Virdon became manager of the Astros in August of 1975 and would lead the team through the 1982 season. In that span, Virdon compiled a 544-522 record.  Those 544 wins is the most by a manager in franchise history.  

Virdon also led the Astros to their first postseason appearance. That was back in 1980, as the team won a one-game playoff against the Los Angeles Dodgers to give them the National League West title. That season, Virdon was named NL Manager of the Year.  

Under Virdon, the Astros would return to the playoffs the following year.

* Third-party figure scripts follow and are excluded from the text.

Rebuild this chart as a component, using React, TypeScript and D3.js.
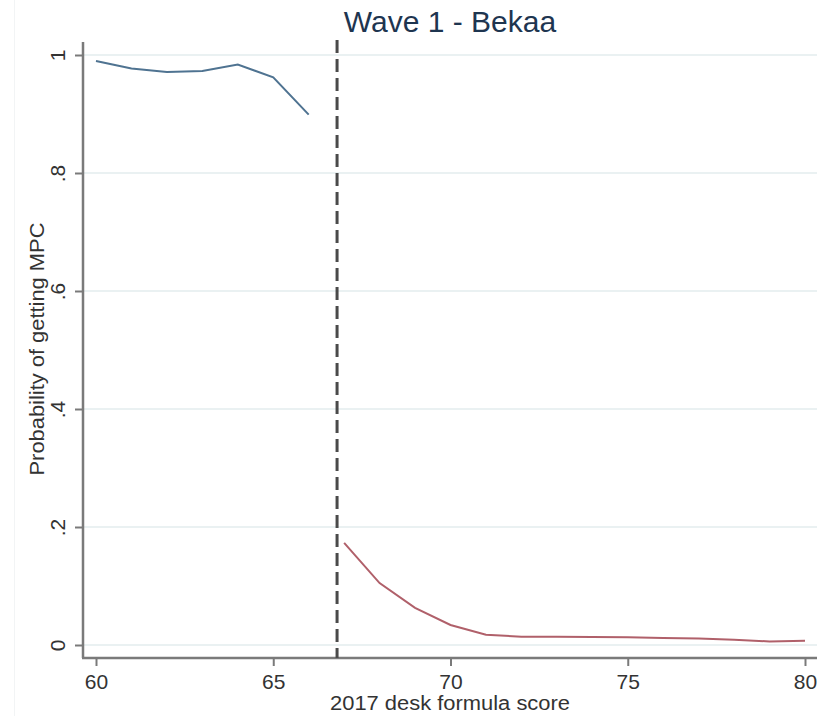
import React, { useEffect, useRef } from "react";
import * as d3 from "d3";

const leftScores = [60, 61, 62, 63, 64, 65, 66];
const leftProb = [0.99, 0.977, 0.971, 0.973, 0.984, 0.962, 0.899];

const rightScores = [67, 68, 69, 70, 71, 72, 73, 74, 75, 76, 77, 78, 79, 80];
const rightProb = [0.173, 0.105, 0.063, 0.034, 0.0175, 0.014, 0.014, 0.0135, 0.013, 0.012, 0.011, 0.009, 0.006, 0.007];

const cutoff = 66.8;
const xTicks = [60, 65, 70, 75, 80];
const yTicks = [0, 0.2, 0.4, 0.6, 0.8, 1];
const yTickLabels = ["0", ".2", ".4", ".6", ".8", "1"];

const title = "Wave 1 - Bekaa";
const xTitle = "2017 desk formula score";
const yTitle = "Probability of getting MPC";

const width = 817;
const height = 716;
const margin = { top: 42, right: 0, bottom: 58, left: 83 };
const font = "'Liberation Sans', Arial, sans-serif";

export default function App() {
  const svgRef = useRef<SVGSVGElement | null>(null);

  useEffect(() => {
    const svg = d3.select(svgRef.current);
    svg.selectAll("*").remove();

    const x = d3.scaleLinear().domain([60, 80]).range([96, 805]);
    const y = d3.scaleLinear().domain([0, 1]).range([645, 55]);
    const axisY = height - margin.bottom;

    // faint outer frame of the plot region
    svg
      .append("line")
      .attr("x1", 14.5)
      .attr("x2", 14.5)
      .attr("y1", 0)
      .attr("y2", height)
      .attr("stroke", "#f2f4f5")
      .attr("stroke-width", 1);

    // grid
    svg
      .append("g")
      .selectAll("line")
      .data(yTicks)
      .join("line")
      .attr("x1", margin.left)
      .attr("x2", width)
      .attr("y1", (d) => y(d))
      .attr("y2", (d) => y(d))
      .attr("stroke", "#eaf1f2")
      .attr("stroke-width", 2);

    // y axis
    const yAxis = svg.append("g").attr("transform", `translate(${margin.left},0)`);
    yAxis
      .call(
        d3
          .axisLeft(y)
          .tickValues(yTicks)
          .tickSize(8)
          .tickFormat((_, i) => yTickLabels[i])
      )
      .call((g) => g.select(".domain").remove());
    yAxis
      .append("line")
      .attr("x1", 0)
      .attr("x2", 0)
      .attr("y1", margin.top)
      .attr("y2", axisY)
      .attr("stroke", "#7a7a7a")
      .attr("stroke-width", 2.5);
    yAxis.selectAll(".tick line").attr("stroke", "#7a7a7a").attr("stroke-width", 2);
    yAxis
      .selectAll(".tick text")
      .attr("transform", "rotate(-90)")
      .attr("x", 0)
      .attr("y", -18)
      .attr("dy", 0)
      .attr("text-anchor", "middle")
      .attr("font-size", 21)
      .attr("fill", "#333");

    // x axis
    const xAxis = svg.append("g").attr("transform", `translate(0,${axisY})`);
    xAxis
      .call(d3.axisBottom(x).tickValues(xTicks).tickSize(8).tickFormat(d3.format("d")))
      .call((g) => g.select(".domain").remove());
    xAxis
      .append("line")
      .attr("x1", margin.left - 1)
      .attr("x2", width)
      .attr("y1", 0)
      .attr("y2", 0)
      .attr("stroke", "#7a7a7a")
      .attr("stroke-width", 2.5);
    xAxis.selectAll(".tick line").attr("stroke", "#7a7a7a").attr("stroke-width", 2);
    xAxis
      .selectAll(".tick text")
      .attr("y", 31)
      .attr("dy", 0)
      .attr("font-size", 21)
      .attr("fill", "#333");
    svg.selectAll(".tick text").attr("font-family", font);

    // cutoff
    svg
      .append("line")
      .attr("x1", x(cutoff))
      .attr("x2", x(cutoff))
      .attr("y1", 40)
      .attr("y2", axisY)
      .attr("stroke", "#4a4a4a")
      .attr("stroke-width", 3)
      .attr("stroke-dasharray", "13 6");

    const line = d3
      .line<[number, number]>()
      .x((d) => x(d[0]))
      .y((d) => y(d[1]));

    svg
      .append("path")
      .attr("fill", "none")
      .attr("stroke", "#4f7391")
      .attr("stroke-width", 2)
      .attr("d", line(leftScores.map((s, i) => [s, leftProb[i]])));

    svg
      .append("path")
      .attr("fill", "none")
      .attr("stroke", "#b0606a")
      .attr("stroke-width", 2)
      .attr("d", line(rightScores.map((s, i) => [s, rightProb[i]])));

    svg
      .append("text")
      .attr("x", 450)
      .attr("y", 32)
      .attr("text-anchor", "middle")
      .attr("font-family", font)
      .attr("font-size", 30)
      .attr("fill", "#1e3550")
      .text(title);

    svg
      .append("text")
      .attr("x", 450)
      .attr("y", 710)
      .attr("text-anchor", "middle")
      .attr("font-family", font)
      .attr("font-size", 20)
      .attr("textLength", 240)
      .attr("lengthAdjust", "spacingAndGlyphs")
      .attr("fill", "#333")
      .text(xTitle);

    svg
      .append("text")
      .attr("transform", `translate(44,349) rotate(-90)`)
      .attr("text-anchor", "middle")
      .attr("font-family", font)
      .attr("font-size", 21)
      .attr("textLength", 253)
      .attr("lengthAdjust", "spacingAndGlyphs")
      .attr("fill", "#333")
      .text(yTitle);
  }, []);

  return (
    <div style={{ position: "absolute", left: 0, top: 0 }}>
      <svg ref={svgRef} width={width} height={height} style={{ display: "block", background: "#fff" }} />
    </div>
  );
}
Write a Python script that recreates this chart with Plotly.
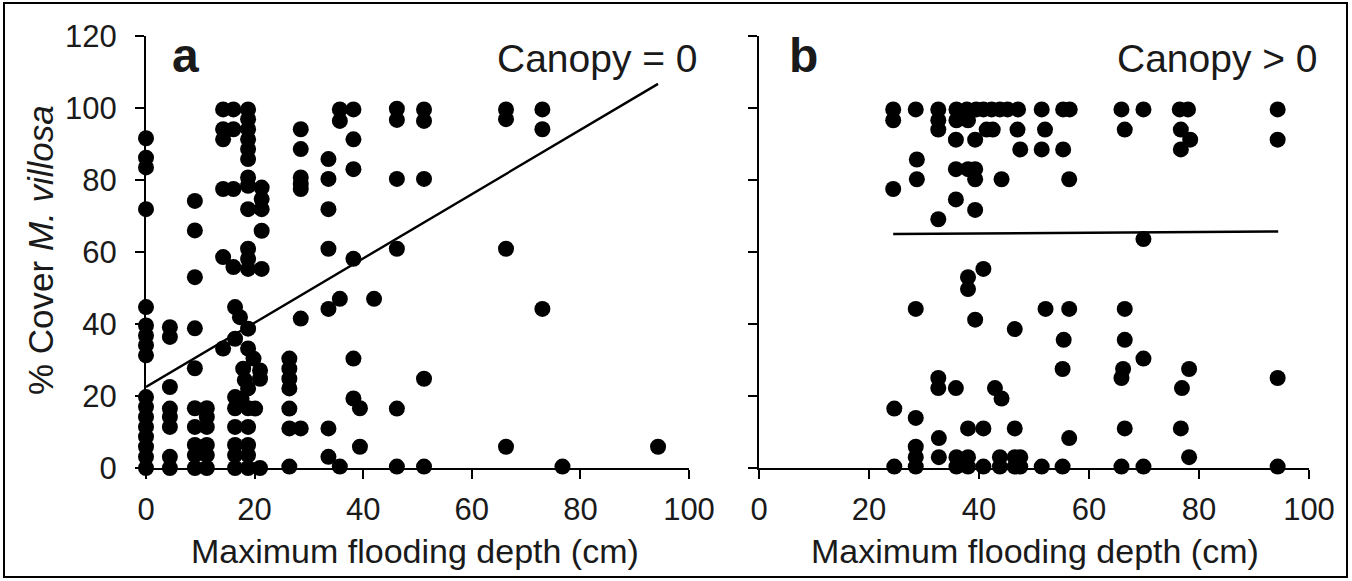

Before management stints with Houston, the New York Yankees, Montreal and Pittsburgh, Virdon was a center fielder, mostly with the Pittsburgh Pirates and was on their 1960 World Series-winning team.

Astros Statement:

"Bill Virdon was an extremely vital part of the Astros success, leading the franchise to its first two postseason appearances. He was respected throughout baseball for his intensity and knowledge of the game and enjoyed a long, successful career both as a player and manager. His impact on the Astros organization will never be forgotten. We send our heartfelt condolences to his wife, Shirley, and to his family and friends."

Statement from Enos Cabell, who played for Virdon in Houston from 1975-80:

"I loved Bill. He gave me my first chance to play every day in the Major Leagues and was always honest and truthful with me. I played for four Hall of Fame managers, and Bill was my favorite. He was one of the best baseball minds of anyone that I played for. It is very sad to hear that he has passed."